By Paul Homewood
A challenging post from Judith Curry ;
Judith, in her usual thorough way, introduces much scientific thinking, both pro and anti.
But her summing up puts the whole thing in a nutshell:
In order to have any confidence in the IPCC and NCA attribution statements, much greater effort is needed to understand the role multi-decadal to millennial scales of internal climate variability.
Much more effort is needed to understand not only the early 20th century warming, but also the ‘grand hiatus’ from 1945-1975. Attempting to attribute these features to aerosol (stratospheric or pollution) forcing haven’t gotten us very far.
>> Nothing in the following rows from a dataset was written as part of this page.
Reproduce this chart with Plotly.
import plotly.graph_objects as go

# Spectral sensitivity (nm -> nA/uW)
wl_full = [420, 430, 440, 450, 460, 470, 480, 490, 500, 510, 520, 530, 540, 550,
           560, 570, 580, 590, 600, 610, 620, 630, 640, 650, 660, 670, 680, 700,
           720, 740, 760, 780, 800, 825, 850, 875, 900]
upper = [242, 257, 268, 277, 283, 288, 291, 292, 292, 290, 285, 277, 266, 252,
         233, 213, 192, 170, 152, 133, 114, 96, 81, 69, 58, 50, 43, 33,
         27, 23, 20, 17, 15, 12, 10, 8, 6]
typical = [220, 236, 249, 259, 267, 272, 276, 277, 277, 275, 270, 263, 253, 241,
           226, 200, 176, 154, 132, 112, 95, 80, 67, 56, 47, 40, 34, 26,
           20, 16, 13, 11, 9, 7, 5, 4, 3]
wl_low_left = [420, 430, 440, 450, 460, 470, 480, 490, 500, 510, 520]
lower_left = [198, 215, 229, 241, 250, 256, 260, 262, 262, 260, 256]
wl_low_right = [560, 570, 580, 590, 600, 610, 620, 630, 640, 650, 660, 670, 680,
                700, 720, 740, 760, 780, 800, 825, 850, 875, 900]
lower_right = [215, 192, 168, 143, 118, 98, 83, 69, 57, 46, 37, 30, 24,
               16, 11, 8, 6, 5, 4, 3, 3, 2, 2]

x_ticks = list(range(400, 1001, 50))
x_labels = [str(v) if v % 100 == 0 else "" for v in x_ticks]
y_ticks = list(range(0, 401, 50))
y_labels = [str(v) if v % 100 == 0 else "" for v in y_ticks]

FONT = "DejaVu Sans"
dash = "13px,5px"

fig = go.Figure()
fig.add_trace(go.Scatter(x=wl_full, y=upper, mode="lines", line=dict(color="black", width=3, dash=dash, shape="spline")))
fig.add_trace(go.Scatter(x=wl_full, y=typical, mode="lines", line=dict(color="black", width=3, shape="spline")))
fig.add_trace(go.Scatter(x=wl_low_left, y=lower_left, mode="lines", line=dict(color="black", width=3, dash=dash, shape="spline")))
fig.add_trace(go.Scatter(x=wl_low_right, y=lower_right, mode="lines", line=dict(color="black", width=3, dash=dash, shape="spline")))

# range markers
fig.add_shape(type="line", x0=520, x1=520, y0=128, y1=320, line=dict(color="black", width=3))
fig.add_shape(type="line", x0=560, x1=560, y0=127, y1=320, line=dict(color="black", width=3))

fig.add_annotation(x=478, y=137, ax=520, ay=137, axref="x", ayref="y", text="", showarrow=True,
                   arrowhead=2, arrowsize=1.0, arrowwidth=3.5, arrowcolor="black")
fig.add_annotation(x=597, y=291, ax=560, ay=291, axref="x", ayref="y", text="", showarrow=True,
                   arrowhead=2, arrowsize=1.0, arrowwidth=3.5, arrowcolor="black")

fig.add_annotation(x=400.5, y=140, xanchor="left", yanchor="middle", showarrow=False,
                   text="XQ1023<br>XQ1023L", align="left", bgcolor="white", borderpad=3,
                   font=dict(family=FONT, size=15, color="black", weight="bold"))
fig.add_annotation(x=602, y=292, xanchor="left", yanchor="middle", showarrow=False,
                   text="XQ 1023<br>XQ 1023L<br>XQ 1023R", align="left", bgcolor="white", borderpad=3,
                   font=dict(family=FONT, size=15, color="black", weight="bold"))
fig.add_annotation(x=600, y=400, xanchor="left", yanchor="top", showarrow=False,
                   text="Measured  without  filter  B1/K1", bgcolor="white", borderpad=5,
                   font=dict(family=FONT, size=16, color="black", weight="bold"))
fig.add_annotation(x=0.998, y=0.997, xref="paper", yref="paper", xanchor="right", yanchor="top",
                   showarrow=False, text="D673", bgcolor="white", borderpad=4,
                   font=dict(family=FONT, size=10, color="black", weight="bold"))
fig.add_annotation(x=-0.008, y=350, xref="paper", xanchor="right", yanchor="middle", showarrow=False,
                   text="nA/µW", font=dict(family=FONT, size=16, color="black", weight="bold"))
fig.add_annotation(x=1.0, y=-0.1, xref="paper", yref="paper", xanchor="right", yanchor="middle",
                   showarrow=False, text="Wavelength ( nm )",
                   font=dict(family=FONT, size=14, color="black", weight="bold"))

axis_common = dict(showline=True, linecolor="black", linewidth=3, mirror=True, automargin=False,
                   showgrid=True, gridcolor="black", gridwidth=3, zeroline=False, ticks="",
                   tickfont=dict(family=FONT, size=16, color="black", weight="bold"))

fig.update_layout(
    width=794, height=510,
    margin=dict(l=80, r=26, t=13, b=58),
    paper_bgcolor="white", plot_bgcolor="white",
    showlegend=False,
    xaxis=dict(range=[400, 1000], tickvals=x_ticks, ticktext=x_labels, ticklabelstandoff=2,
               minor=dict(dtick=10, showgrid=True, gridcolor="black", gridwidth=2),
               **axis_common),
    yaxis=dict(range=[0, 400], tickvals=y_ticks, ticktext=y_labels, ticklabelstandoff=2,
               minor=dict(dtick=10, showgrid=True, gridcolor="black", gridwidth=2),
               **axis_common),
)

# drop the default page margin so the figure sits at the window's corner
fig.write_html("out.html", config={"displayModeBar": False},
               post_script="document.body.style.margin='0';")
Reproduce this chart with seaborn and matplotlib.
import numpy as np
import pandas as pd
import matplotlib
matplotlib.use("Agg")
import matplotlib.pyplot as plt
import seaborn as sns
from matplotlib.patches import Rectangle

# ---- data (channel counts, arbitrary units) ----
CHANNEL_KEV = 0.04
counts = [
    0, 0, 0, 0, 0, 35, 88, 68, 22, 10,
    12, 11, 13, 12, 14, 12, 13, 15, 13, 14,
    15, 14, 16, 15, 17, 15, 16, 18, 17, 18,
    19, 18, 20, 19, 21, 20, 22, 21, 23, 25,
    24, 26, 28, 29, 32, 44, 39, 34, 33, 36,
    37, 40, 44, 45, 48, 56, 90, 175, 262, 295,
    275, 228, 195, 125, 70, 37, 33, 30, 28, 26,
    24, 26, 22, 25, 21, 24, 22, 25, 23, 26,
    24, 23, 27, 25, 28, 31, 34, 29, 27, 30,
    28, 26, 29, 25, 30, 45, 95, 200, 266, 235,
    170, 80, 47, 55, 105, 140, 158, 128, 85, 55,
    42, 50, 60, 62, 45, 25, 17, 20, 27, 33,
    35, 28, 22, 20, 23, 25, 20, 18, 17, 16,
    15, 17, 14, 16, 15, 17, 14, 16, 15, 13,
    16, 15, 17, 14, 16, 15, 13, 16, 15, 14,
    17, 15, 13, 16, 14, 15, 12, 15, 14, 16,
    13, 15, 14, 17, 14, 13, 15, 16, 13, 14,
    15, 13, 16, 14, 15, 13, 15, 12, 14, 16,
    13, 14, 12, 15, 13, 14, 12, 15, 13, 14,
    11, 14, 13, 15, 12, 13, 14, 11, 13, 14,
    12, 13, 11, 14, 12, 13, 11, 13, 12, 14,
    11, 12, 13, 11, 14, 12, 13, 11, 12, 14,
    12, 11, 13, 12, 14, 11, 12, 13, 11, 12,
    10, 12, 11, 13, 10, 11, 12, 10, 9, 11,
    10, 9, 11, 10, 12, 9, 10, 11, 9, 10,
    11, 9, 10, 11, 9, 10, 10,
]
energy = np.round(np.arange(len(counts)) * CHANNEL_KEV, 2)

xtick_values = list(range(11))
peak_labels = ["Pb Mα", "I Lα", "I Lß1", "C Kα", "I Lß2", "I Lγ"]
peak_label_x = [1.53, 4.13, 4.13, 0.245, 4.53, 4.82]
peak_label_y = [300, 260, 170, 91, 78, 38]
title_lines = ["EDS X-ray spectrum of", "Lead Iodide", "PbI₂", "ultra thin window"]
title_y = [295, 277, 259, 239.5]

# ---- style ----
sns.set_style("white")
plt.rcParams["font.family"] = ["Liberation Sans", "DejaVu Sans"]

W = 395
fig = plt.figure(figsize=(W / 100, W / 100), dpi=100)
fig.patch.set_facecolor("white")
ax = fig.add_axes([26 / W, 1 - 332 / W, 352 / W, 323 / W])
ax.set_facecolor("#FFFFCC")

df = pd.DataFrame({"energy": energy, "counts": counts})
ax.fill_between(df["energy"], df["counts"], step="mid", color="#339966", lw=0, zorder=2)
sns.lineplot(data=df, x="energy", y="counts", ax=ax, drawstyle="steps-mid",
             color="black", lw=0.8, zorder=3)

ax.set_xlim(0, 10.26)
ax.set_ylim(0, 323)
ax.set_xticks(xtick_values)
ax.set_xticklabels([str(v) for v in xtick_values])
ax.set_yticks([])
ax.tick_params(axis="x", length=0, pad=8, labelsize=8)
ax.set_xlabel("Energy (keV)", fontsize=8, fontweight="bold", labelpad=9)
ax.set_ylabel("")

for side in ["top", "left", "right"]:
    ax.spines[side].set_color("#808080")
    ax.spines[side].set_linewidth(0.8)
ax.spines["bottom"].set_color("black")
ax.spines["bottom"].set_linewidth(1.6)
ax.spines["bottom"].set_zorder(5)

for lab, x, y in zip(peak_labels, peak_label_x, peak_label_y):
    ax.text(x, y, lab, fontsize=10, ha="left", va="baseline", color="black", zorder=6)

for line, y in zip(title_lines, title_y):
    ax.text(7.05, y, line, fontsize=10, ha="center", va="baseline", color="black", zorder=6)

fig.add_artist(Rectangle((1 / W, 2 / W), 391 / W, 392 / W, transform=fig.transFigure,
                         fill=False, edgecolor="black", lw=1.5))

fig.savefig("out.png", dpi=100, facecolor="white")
The approach taken by Xie’s group is providing important insights.
Once we do satisfactorily explain these 20th century features, then we need to tackle the 19th century — overall warming, with global sea level rise initiating ~1860, and NH glacier melt initiating ~1850. And then we need to tackle the last 800 years – the Little Ice Age and the ‘recovery’. (See my previous post 400 years(?) of global warming). The mainstream attribution folk are finally waking up to the importance of multidecadal ocean oscillations — we have barely scratched the surface re understanding century to millennial scale oscillations, as highlighted in the recent Gebbie and Huybers paper discussed on Ocean Heat Content Surprises.
There are too many climate scientists that expect global surface temperature, sea ice, glacier mass loss and sea level to follow the ‘forcing’ on fairly short time scales. This is not how the climate system works, as was eloquently shown by Gebbie and Huybers. The Arctic in particular responds very strongly to multidecadal and longer internal variability, and also to solar forcing.
Until all this is sorted out, we do not have a strong basis for attributing anything close to ~100% of the warming since 1950 to humans, or for making credible projections of 21st century climate change.
It is a point I have often made.
There is little dispute, outside of the blinkered Hockey Stick community, that the world’s climate has regularly swung from warm to cold and back again.
The most recent episode, of course, was the plunge from the MWP to LIA.
Yet nobody, in my opinion, has come up with any plausible theory to explain these cycles.
Until we can explain why the world’s climate changed from Middle Age warmth to the coldest times since the Ice Age culminating in the 19thC, we cannot hope to understand why it has warmed up again since.
As Judith notes, it seems that the oceans have a big role to play in this, and this is something else today’s CO2 obsessed scientists have little understanding of.
We hear that the oceans have warmed up as a result of AGW. But as anybody with basic knowledge of oceanography will tell you, it is ocean temperatures which dictate the world’s climate, and not vice versa.
And until we can fully explain what drives oceanic changes, we cannot hope to predict what might happen in the future.